By day 3 put the lid on the mason jar and shake every time you walk by the jar. Remove the lid and listen. The more you shake the more oxygen you add to the water. This is similar to making compost tea for your garden. You are growing bacteria and it needs oxygen and food (sugar).
Interesting concept Billy! Thanks for sharing. Of course, not all bacteria are grown aerobically. I find I can ferment water kefir in an anaerobic vessel as well. I guess the same wouldn’t be true for ginger ale?
I had the same problem – the bug would actually go well for about three days and then lose the bubbles. The reason for this was too much ginger and not enough sugar. So as soon as you see your bug losing bubbles stop adding ginger and just add sugar for the next couple of days. You can start adding ginger again after the bubbles start to appear but I’ve find that sometimes all I have to add is the sugar until I am ready to use it.
That sounds good, I’ll try that today. I’m on my third failed ginger bug now. The first I made with plain sugar but the last one I added the tsp of molasses and left it to ferment in a different area. Still didn’t work. I’m on my 4th day of feeding it and this this morning I stirred and my bubbles are disappearing. Thanks for the advice. I’m about to give up
Felicia, did you see Charlie’s information above about the big difference between organic and non-organic ginger? Makes sense to me…
Thank you so much for adding this awesome recipe! I never thought I could make such an active culture out of ginger sugar and water.
Just so you know, I used raw honey instead of sugar and it worked perfectly! This is only the fourth day and my culture is super active. It pops when I open the Mason jar, the foam rises and it fizzes when I stir. The lid is metal but it hasn’t been a problem, however I stirred with a wooden spoon. I’m gonna use it to make ginger ale before it explodes, hehe
I had the same problem with my 1st two batches.
Then researched a bit and had a suggestion to stir the bug in the morning, and then again at night when you are adding to it. Or vice versa depending on when you are adding to the bug. Seems to be working for me in this 3rd batch.
I have done this with other things besides ginger. It is actually formed from the yeasts and microbes that are in the air. A coffee filter does little more than prevent insects, debris, and other large organisms from getting in, however anything that is in the air can and will get in. If you do this in an environment where you have made cheese, it will taste cheesy. If you make it in an environment where you brew beer or wine it will eventually become alcoholic.
This is also a method that they use in some Belgian breweries. They are called open fermenters, typically used in farmhouse ales. These have been brewed in the same facilities for years, so there is a lot of yeasts in the air that like the malty wort.
I have been home brewing my own mead for nearly 20 years now, and often times use the same yeast over and over for a number of years.
The same results could be achieved by using a good fruit wine yeast.
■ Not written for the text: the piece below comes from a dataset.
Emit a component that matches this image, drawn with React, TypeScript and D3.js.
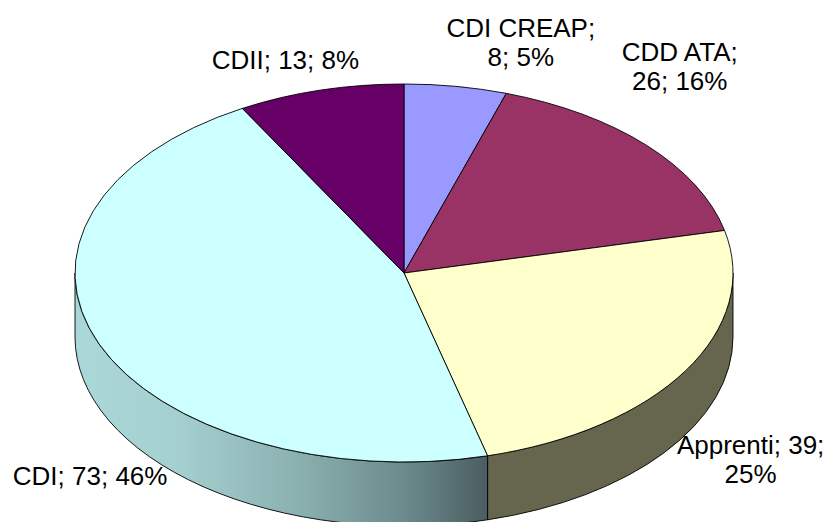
import React from "react";
import * as d3 from "d3";

// ---- data ----
const categories = ["CDI CREAP", "CDD ATA", "Apprenti", "CDI", "CDII"];
const values = [8, 26, 39, 73, 13];
const topColors = ["#9999FF", "#993366", "#FFFFCC", "#CCFFFF", "#660066"];
// label line breaks (as in the reference)
const labelLines = [
  (c: string, v: number, p: string) => [`${c};`, `${v}; ${p}`],
  (c: string, v: number, p: string) => [`${c};`, `${v}; ${p}`],
  (c: string, v: number, p: string) => [`${c}; ${v};`, `${p}`],
  (c: string, v: number, p: string) => [`${c}; ${v}; ${p}`],
  (c: string, v: number, p: string) => [`${c}; ${v}; ${p}`],
];

// ---- layout ----
const W = 829;
const H = 522;
const cx = 404;
const cy = 273;
const rx = 329;
const ry = 189;
const depth = 64;
const fontSize = 26;
const lineH = 29;
// label offsets from the slice mid-point on the rim
const labelOffsets: [number, number][] = [
  [65, -44],
  [33, -79],
  [65, 88],
  [-9, 132],
  [-35, -31],
];

const sideColors: Record<string, string> = {
  Apprenti: "#66664F",
  CDI: "url(#cdiSide)",
};

function pt(a: number, dy = 0): [number, number] {
  return [cx + rx * Math.sin(a), cy - ry * Math.cos(a) + dy];
}

export default function App() {
  const total = d3.sum(values);
  const pie = d3
    .pie<number>()
    .sort(null)
    .value((d) => d);
  const arcs = pie(values);
  const arcGen = d3.arc<d3.PieArcDatum<number>>().innerRadius(0).outerRadius(rx);

  const sides = arcs
    .map((a, i) => {
      const a0 = Math.max(a.startAngle, Math.PI / 2);
      const a1 = Math.min(a.endAngle, (3 * Math.PI) / 2);
      if (a0 >= a1) return null;
      const [x0, y0] = pt(a0);
      const [x1, y1] = pt(a1);
      const [x1b, y1b] = pt(a1, depth);
      const [x0b, y0b] = pt(a0, depth);
      const d = `M${x0},${y0}A${rx},${ry} 0 0 1 ${x1},${y1}L${x1b},${y1b}A${rx},${ry} 0 0 0 ${x0b},${y0b}Z`;
      return { d, i };
    })
    .filter(Boolean) as { d: string; i: number }[];

  return (
    <svg
      width={W}
      height={H}
      style={{ position: "fixed", left: 0, top: 0, background: "#fff" }}
      fontFamily="'Liberation Sans', Arial, sans-serif"
    >
      <defs>
        <linearGradient id="cdiSide" gradientUnits="userSpaceOnUse" x1={cx - rx} y1={0} x2={pt(arcs[3].startAngle)[0]} y2={0}>
          <stop offset="0" stopColor="#AAD7D7" />
          <stop offset="0.25" stopColor="#A5D0D0" />
          <stop offset="0.55" stopColor="#8AAFAF" />
          <stop offset="0.8" stopColor="#6B8A8C" />
          <stop offset="1" stopColor="#4B5D61" />
        </linearGradient>
      </defs>
      {sides.map((s) => (
        <path
          key={"s" + s.i}
          d={s.d}
          fill={sideColors[categories[s.i]] || topColors[s.i]}
          stroke="#000"
          strokeWidth={0.9}
          strokeLinejoin="round"
        />
      ))}
      <g transform={`translate(${cx},${cy}) scale(1,${ry / rx})`}>
        {arcs.map((a, i) => (
          <path
            key={"t" + i}
            d={arcGen(a) || ""}
            fill={topColors[i]}
            stroke="#000"
            strokeWidth={0.9}
            strokeLinejoin="round"
            vectorEffect="non-scaling-stroke"
          />
        ))}
      </g>
      {arcs.map((a, i) => {
        const mid = (a.startAngle + a.endAngle) / 2;
        const [mx, my] = pt(mid);
        const lx = mx + labelOffsets[i][0];
        const ly = my + labelOffsets[i][1];
        const pct = Math.round((values[i] / total) * 100) + "%";
        const lines = labelLines[i](categories[i], values[i], pct);
        const n = lines.length;
        return (
          <text key={"l" + i} fontSize={fontSize} fill="#000" textAnchor="middle">
            {lines.map((ln, j) => (
              <tspan key={j} x={lx} y={ly + (j - (n - 1) / 2) * lineH + fontSize * 0.358}>
                {ln}
              </tspan>
            ))}
          </text>
        );
      })}
    </svg>
  );
}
This is true. A further ‘helper’ was the stirring paddle or spoon (stick) used by the brewers of ancient times. Particularly, in Africa, the mama would brew the beer for the men always using the same equipment as much as was possible. The Catholic Priests in Belgium would ensure the beer vats were never washed out completely nor were their ‘special’ stirring paddles – after all, even God needs a little help when it comes to brewing.
In this light, I always use the same little wooden spoon when stirring my bugs. I use it, give it a bit of a shake, cover it in its cloth and store it away in a dry, dust-free place. My little helper.
Kind regards from Africa.
You feed it more ginger and sugar everyday to keep it alive.